RECORDED INFORMATION:
● ● ● ●
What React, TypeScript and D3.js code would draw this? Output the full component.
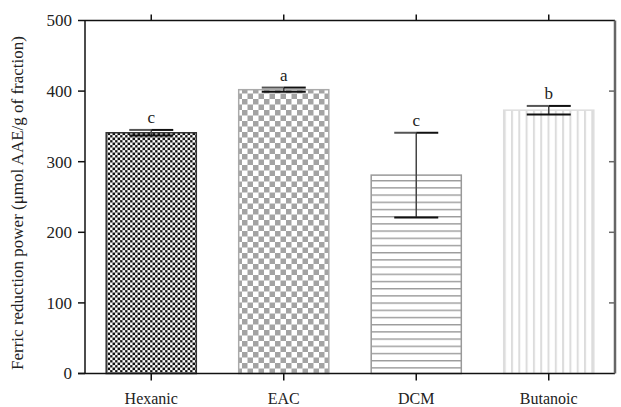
import React from 'react';
import * as d3 from 'd3';

// Ferric reducing power by fraction
const categories = ['Hexanic', 'EAC', 'DCM', 'Butanoic'];
const means = [341, 402, 281, 373];
const errors = [4, 3, 60, 6];
const letters = ['c', 'a', 'c', 'b'];
const yTicks = [0, 100, 200, 300, 400, 500];

const width = 621;
const height = 407;
const margin = { top: 20.5, right: 6, bottom: 33.5, left: 85 };
const font = "'Liberation Serif', 'DejaVu Serif', serif";

const patternIds = ['pat-hex', 'pat-eac', 'pat-dcm', 'pat-but'];
const strokes = ['#333', '#aaa', '#999', '#ddd'];

export default function App() {
  const x = d3
    .scaleBand<string>()
    .domain(categories)
    .range([margin.left, width - margin.right])
    .paddingInner(0.32)
    .paddingOuter(0.16);

  const y = d3
    .scaleLinear()
    .domain([0, 500])
    .range([height - margin.bottom, margin.top]);

  const x0 = margin.left;
  const x1 = width - margin.right;
  const y0 = height - margin.bottom;
  const y1 = margin.top;
  const capW = 44;

  return (
    <svg
      width={width}
      height={height}
      style={{ position: 'absolute', left: 0, top: 0, background: '#fff' }}
    >
      <defs>
        {/* dense black checkerboard */}
        <pattern id="pat-hex" width={5} height={5} patternUnits="userSpaceOnUse">
          <rect width={5} height={5} fill="#fff" />
          <rect x={0} y={0} width={2.5} height={2.5} fill="#111" />
          <rect x={2.5} y={2.5} width={2.5} height={2.5} fill="#111" />
          <path d="M0,0H5M0,2.5H5M0,0V5M2.5,0V5" stroke="#999" strokeWidth={0.5} />
        </pattern>
        {/* coarse grey checkerboard */}
        <pattern id="pat-eac" width={11} height={11} patternUnits="userSpaceOnUse">
          <rect width={11} height={11} fill="#fff" />
          <rect x={0} y={0} width={5.5} height={5.5} fill="#a3a3a3" />
          <rect x={5.5} y={5.5} width={5.5} height={5.5} fill="#a3a3a3" />
        </pattern>
        {/* horizontal lines */}
        <pattern id="pat-dcm" width={10} height={7.2} patternUnits="userSpaceOnUse">
          <rect width={10} height={7.2} fill="#fff" />
          <line x1={0} x2={10} y1={0.7} y2={0.7} stroke="#9a9a9a" strokeWidth={1.4} />
        </pattern>
        {/* vertical lines */}
        <pattern id="pat-but" width={7.3} height={10} patternUnits="userSpaceOnUse">
          <rect width={7.3} height={10} fill="#fff" />
          <line x1={1} x2={1} y1={0} y2={10} stroke="#dcdcdc" strokeWidth={2} />
        </pattern>
      </defs>

      {/* Bars */}
      {categories.map((c, i) => (
        <rect
          key={c}
          x={x(c)}
          y={y(means[i])}
          width={x.bandwidth()}
          height={y(0) - y(means[i])}
          fill={`url(#${patternIds[i]})`}
          stroke={strokes[i]}
          strokeWidth={1.5}
        />
      ))}

      {/* Error bars */}
      {categories.map((c, i) => {
        const cx = (x(c) as number) + x.bandwidth() / 2;
        const hi = y(means[i] + errors[i]);
        const lo = y(means[i] - errors[i]);
        return (
          <g key={c}>
            <line x1={cx} x2={cx} y1={hi} y2={lo} stroke="#444" strokeWidth={1.5} />
            <line x1={cx - capW / 2} x2={cx} y1={hi} y2={hi} stroke="#555" strokeWidth={2} />
            <line x1={cx} x2={cx + capW / 2} y1={hi} y2={hi} stroke="#111" strokeWidth={2} />
            <line x1={cx - capW / 2} x2={cx + capW / 2} y1={lo} y2={lo} stroke="#111" strokeWidth={2} />
            <text
              x={cx}
              y={hi - 7}
              textAnchor="middle"
              fontFamily={font}
              fontSize={17}
              fill="#222"
            >
              {letters[i]}
            </text>
          </g>
        );
      })}

      {/* Frame */}
      <line x1={x0} x2={x1} y1={y1} y2={y1} stroke="#111" strokeWidth={1.5} />
      <line x1={x0 - 7} x2={x1} y1={y0} y2={y0} stroke="#111" strokeWidth={1.5} />
      <line x1={x0} x2={x0} y1={y1} y2={y0} stroke="#111" strokeWidth={1.5} />
      <line x1={x1} x2={x1} y1={y1} y2={y0} stroke="#666" strokeWidth={2.5} />

      {/* Y ticks */}
      {yTicks.map((t) => (
        <g key={t}>
          <line x1={x0 - 7} x2={x0} y1={y(t)} y2={y(t)} stroke="#111" strokeWidth={1.5} />
          {t > 0 && t < 500 && (
            <line x1={x1 - 6} x2={x1} y1={y(t)} y2={y(t)} stroke="#666" strokeWidth={1.5} />
          )}
          <text
            x={x0 - 13}
            y={y(t)}
            dy="0.35em"
            textAnchor="end"
            fontFamily={font}
            fontSize={17}
            fill="#222"
          >
            {t}
          </text>
        </g>
      ))}

      {/* X ticks + labels */}
      {categories.map((c) => {
        const cx = (x(c) as number) + x.bandwidth() / 2;
        return (
          <g key={c}>
            <line x1={cx} x2={cx} y1={y1 - 6} y2={y1} stroke="#111" strokeWidth={1.5} />
            <line x1={cx} x2={cx} y1={y0} y2={y0 + 7} stroke="#111" strokeWidth={1.5} />
            <text
              x={cx}
              y={y0 + 30}
              textAnchor="middle"
              fontFamily={font}
              fontSize={16}
              fill="#222"
            >
              {c}
            </text>
          </g>
        );
      })}

      {/* Y axis title */}
      <text
        transform={`translate(23,${(y0 + y1) / 2 + 6}) rotate(-90)`}
        textAnchor="middle"
        fontFamily={font}
        fontSize={17}
        fill="#222"
      >
        Ferric reduction power (μmol AAE/g of fraction)
      </text>
    </svg>
  );
}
● ● ● ●
EXERCISE GOAL:
Pictures excluded, quote all the data above exactly.

FINAL RESULT:
What React, TypeScript and D3.js code would draw this? Output the full component.
import React from 'react';
import * as d3 from 'd3';

// Ferric reducing power by fraction
const categories = ['Hexanic', 'EAC', 'DCM', 'Butanoic'];
const means = [341, 402, 281, 373];
const errors = [4, 3, 60, 6];
const letters = ['c', 'a', 'c', 'b'];
const yTicks = [0, 100, 200, 300, 400, 500];

const width = 621;
const height = 407;
const margin = { top: 20.5, right: 6, bottom: 33.5, left: 85 };
const font = "'Liberation Serif', 'DejaVu Serif', serif";

const patternIds = ['pat-hex', 'pat-eac', 'pat-dcm', 'pat-but'];
const strokes = ['#333', '#aaa', '#999', '#ddd'];

export default function App() {
  const x = d3
    .scaleBand<string>()
    .domain(categories)
    .range([margin.left, width - margin.right])
    .paddingInner(0.32)
    .paddingOuter(0.16);

  const y = d3
    .scaleLinear()
    .domain([0, 500])
    .range([height - margin.bottom, margin.top]);

  const x0 = margin.left;
  const x1 = width - margin.right;
  const y0 = height - margin.bottom;
  const y1 = margin.top;
  const capW = 44;

  return (
    <svg
      width={width}
      height={height}
      style={{ position: 'absolute', left: 0, top: 0, background: '#fff' }}
    >
      <defs>
        {/* dense black checkerboard */}
        <pattern id="pat-hex" width={5} height={5} patternUnits="userSpaceOnUse">
          <rect width={5} height={5} fill="#fff" />
          <rect x={0} y={0} width={2.5} height={2.5} fill="#111" />
          <rect x={2.5} y={2.5} width={2.5} height={2.5} fill="#111" />
          <path d="M0,0H5M0,2.5H5M0,0V5M2.5,0V5" stroke="#999" strokeWidth={0.5} />
        </pattern>
        {/* coarse grey checkerboard */}
        <pattern id="pat-eac" width={11} height={11} patternUnits="userSpaceOnUse">
          <rect width={11} height={11} fill="#fff" />
          <rect x={0} y={0} width={5.5} height={5.5} fill="#a3a3a3" />
          <rect x={5.5} y={5.5} width={5.5} height={5.5} fill="#a3a3a3" />
        </pattern>
        {/* horizontal lines */}
        <pattern id="pat-dcm" width={10} height={7.2} patternUnits="userSpaceOnUse">
          <rect width={10} height={7.2} fill="#fff" />
          <line x1={0} x2={10} y1={0.7} y2={0.7} stroke="#9a9a9a" strokeWidth={1.4} />
        </pattern>
        {/* vertical lines */}
        <pattern id="pat-but" width={7.3} height={10} patternUnits="userSpaceOnUse">
          <rect width={7.3} height={10} fill="#fff" />
          <line x1={1} x2={1} y1={0} y2={10} stroke="#dcdcdc" strokeWidth={2} />
        </pattern>
      </defs>

      {/* Bars */}
      {categories.map((c, i) => (
        <rect
          key={c}
          x={x(c)}
          y={y(means[i])}
          width={x.bandwidth()}
          height={y(0) - y(means[i])}
          fill={`url(#${patternIds[i]})`}
          stroke={strokes[i]}
          strokeWidth={1.5}
        />
      ))}

      {/* Error bars */}
      {categories.map((c, i) => {
        const cx = (x(c) as number) + x.bandwidth() / 2;
        const hi = y(means[i] + errors[i]);
        const lo = y(means[i] - errors[i]);
        return (
          <g key={c}>
            <line x1={cx} x2={cx} y1={hi} y2={lo} stroke="#444" strokeWidth={1.5} />
            <line x1={cx - capW / 2} x2={cx} y1={hi} y2={hi} stroke="#555" strokeWidth={2} />
            <line x1={cx} x2={cx + capW / 2} y1={hi} y2={hi} stroke="#111" strokeWidth={2} />
            <line x1={cx - capW / 2} x2={cx + capW / 2} y1={lo} y2={lo} stroke="#111" strokeWidth={2} />
            <text
              x={cx}
              y={hi - 7}
              textAnchor="middle"
              fontFamily={font}
              fontSize={17}
              fill="#222"
            >
              {letters[i]}
            </text>
          </g>
        );
      })}

      {/* Frame */}
      <line x1={x0} x2={x1} y1={y1} y2={y1} stroke="#111" strokeWidth={1.5} />
      <line x1={x0 - 7} x2={x1} y1={y0} y2={y0} stroke="#111" strokeWidth={1.5} />
      <line x1={x0} x2={x0} y1={y1} y2={y0} stroke="#111" strokeWidth={1.5} />
      <line x1={x1} x2={x1} y1={y1} y2={y0} stroke="#666" strokeWidth={2.5} />

      {/* Y ticks */}
      {yTicks.map((t) => (
        <g key={t}>
          <line x1={x0 - 7} x2={x0} y1={y(t)} y2={y(t)} stroke="#111" strokeWidth={1.5} />
          {t > 0 && t < 500 && (
            <line x1={x1 - 6} x2={x1} y1={y(t)} y2={y(t)} stroke="#666" strokeWidth={1.5} />
          )}
          <text
            x={x0 - 13}
            y={y(t)}
            dy="0.35em"
            textAnchor="end"
            fontFamily={font}
            fontSize={17}
            fill="#222"
          >
            {t}
          </text>
        </g>
      ))}

      {/* X ticks + labels */}
      {categories.map((c) => {
        const cx = (x(c) as number) + x.bandwidth() / 2;
        return (
          <g key={c}>
            <line x1={cx} x2={cx} y1={y1 - 6} y2={y1} stroke="#111" strokeWidth={1.5} />
            <line x1={cx} x2={cx} y1={y0} y2={y0 + 7} stroke="#111" strokeWidth={1.5} />
            <text
              x={cx}
              y={y0 + 30}
              textAnchor="middle"
              fontFamily={font}
              fontSize={16}
              fill="#222"
            >
              {c}
            </text>
          </g>
        );
      })}

      {/* Y axis title */}
      <text
        transform={`translate(23,${(y0 + y1) / 2 + 6}) rotate(-90)`}
        textAnchor="middle"
        fontFamily={font}
        fontSize={17}
        fill="#222"
      >
        Ferric reduction power (μmol AAE/g of fraction)
      </text>
    </svg>
  );
}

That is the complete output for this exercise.